Currently, various tools are available to evaluate the impacts on watershed mainly due to alterations in river runoff and base flow. However, most of the hydrologic methods have the similarity within the watersheds, corresponding catchments, and hydrological modeling (Dey & Mishra, 2017). Among all, the most appealing and conceptual approach for the evaluation of watershed is to use Soil and Water assessment tool (SWAT) model (Swain & Patra, 2017). Moreover, SWAT model is enormously used around the globe for the evaluation of hydrological processes and also for environmental and ecological variations at any catchment scales (Liang et al., 2020). SWAT model allows interconnection among variant physical processes (Yan et al., 2018).

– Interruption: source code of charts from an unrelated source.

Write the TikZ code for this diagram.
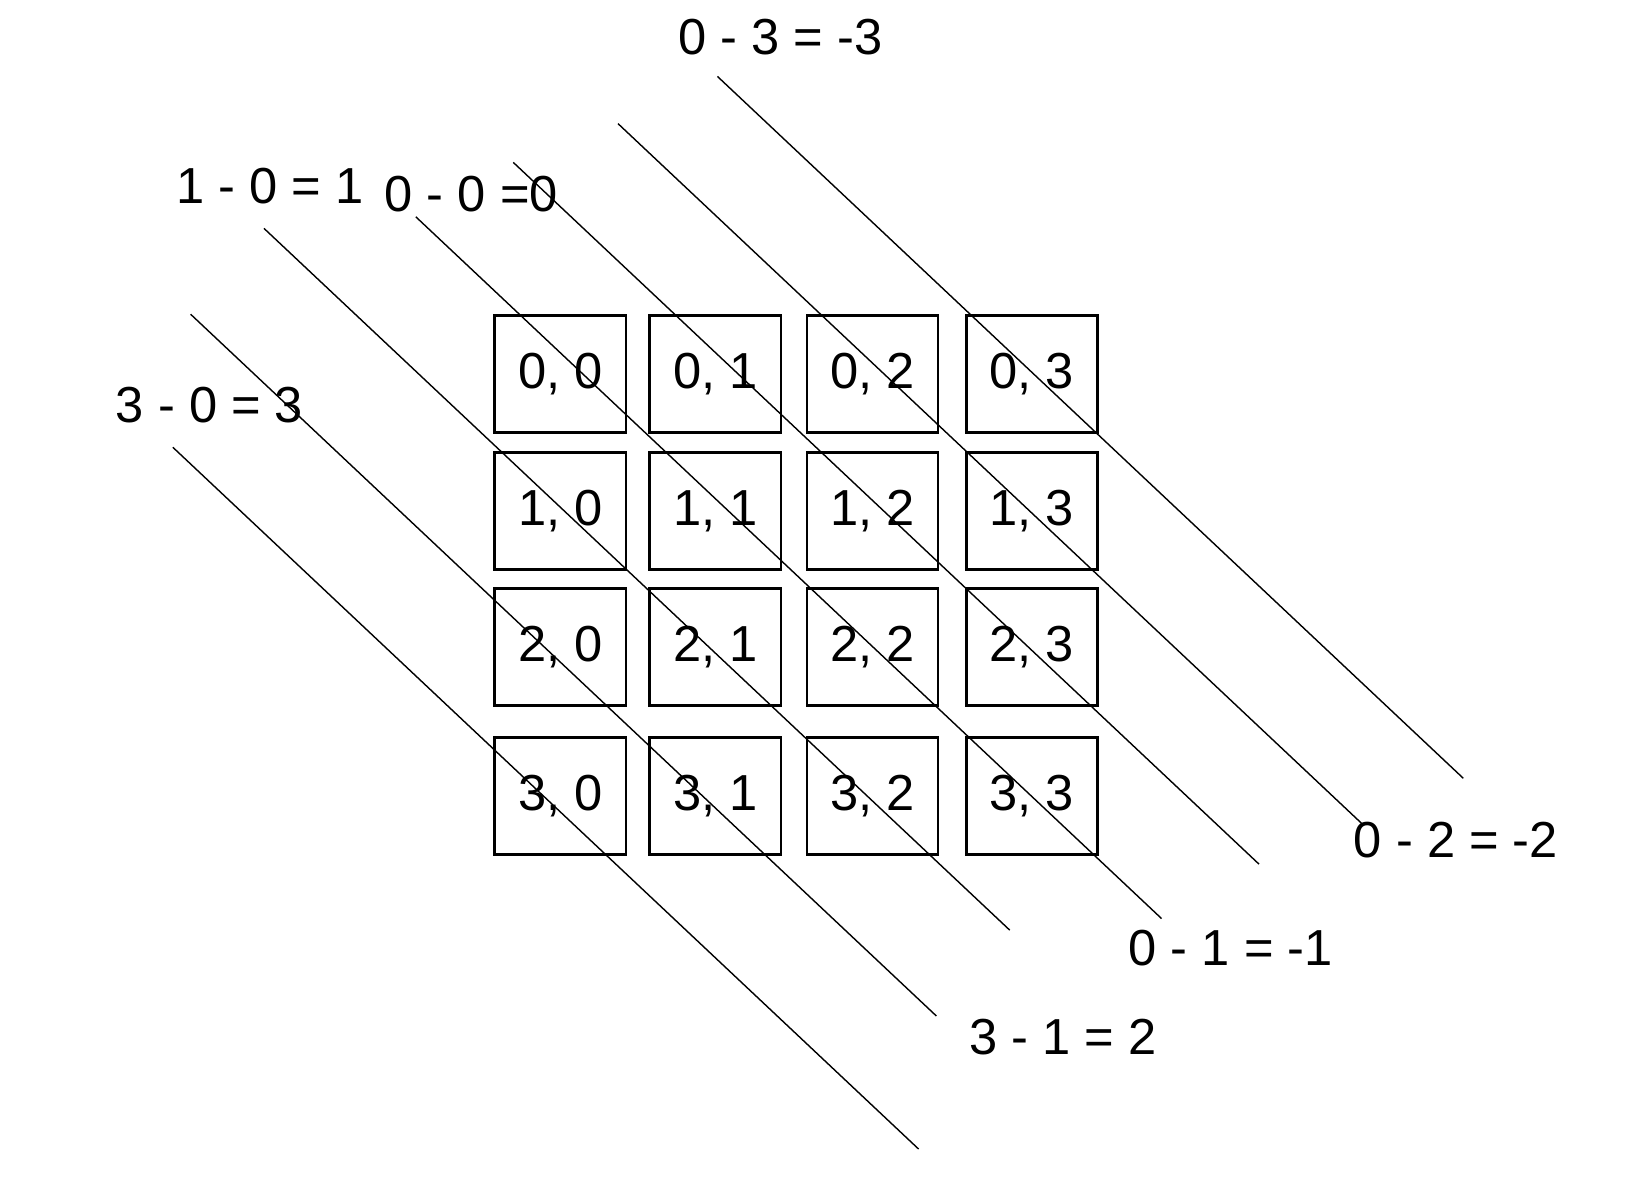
\documentclass[tikz,border=0pt]{standalone}
\usepackage{fontspec}
\setmainfont{Liberation Sans}
\usetikzlibrary{positioning}

\begin{document}
\begin{tikzpicture}[x=0.01047cm,y=-0.01047cm,
    cell/.style={draw, thick, minimum width=1.31cm, minimum height=1.17cm, font=\Large},
    diag/.style={thin},
    eqn/.style={font=\Large}]
  \useasboundingbox (0,0) rectangle (1560,1134);

  % Grid of index pairs
  \foreach \r/\y in {0/357,1/488,2/618,3/760}
    \foreach \c/\x in {0/535,1/683,2/833,3/985}
      \node (c\r\c) [cell] at (\x,\y) {\r, \c};

  % Diagonals
  \foreach \n/\ax/\ay in {a/685/73, b/590/118, c/490/155, d/397/207, e/252/218, f/182/300, g/165/427}
  {
    \coordinate (\n1) at (\ax,\ay);
    \coordinate (\n2) at (\ax+712,\ay+670);
    \draw[diag] (\n1) -- (\n2);
  }

  % Differences
  \node (m3) [eqn] at (745,35) {0 - 3 = -3};
  \node (p1) [eqn] at (258,178) {1 - 0 = 1};
  \node (z0) [eqn] at (450,185) {0 - 0 =0};
  \node (p3) [eqn] at (200,387) {3 - 0 = 3};
  \node (m2) [eqn] at (1390,802) {0 - 2 = -2};
  \node (m1) [eqn] at (1175,905) {0 - 1 = -1};
  \node (p2) [eqn] at (1015,990) {3 - 1 = 2};
\end{tikzpicture}
\end{document}
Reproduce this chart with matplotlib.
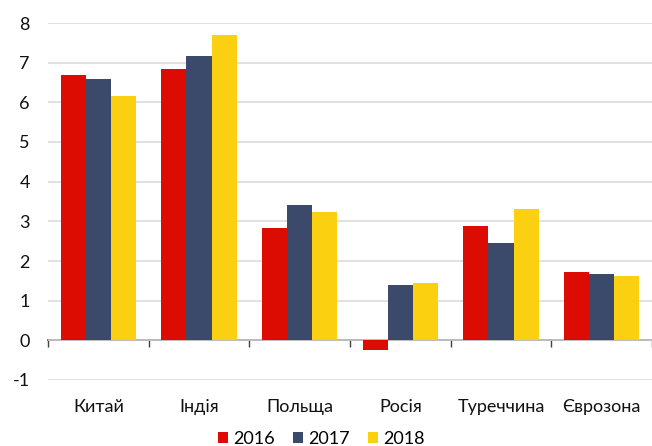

The Upper Indus Basin of Pakistan supplies water to one of the world’s largest irrigation systems. For the past several decades, the region has been experiencing imminent threats from climate change. The runoff in UIB depends on the host of factors, including the melting of seasonal snowpack, glacier melting and precipitation. The erratic changes in maximum and mean temperature during summer and especially in winter has intensified the glacier melting and consequently river flow, adding to the woes of the indigenous community living in the UIB. Mountain ecosystems are widely acknowledged to be most sensitive to climate change. These vulnerabilities are anticipated to be exacerbated by disproportionate warming in mountain areas, notably in the Gilgit Baltistan, which is one of the world's most mountainous and glaciated countries outside of the Polar Regions. This study mainly focuses on using CMIP6 based GCM’s for the projection of future climate change and their impacts on river runoff using SWAT model. The main objectives of this research are; To employ CMIP6-based GCM’s in SWAT model for the projection of stream flow, to examine the implications of climate change on stream flow, and to evaluate total change in projected precipitation, temperature (max & min), and their influence on stream flow in the Upper Regions of Indus Basin.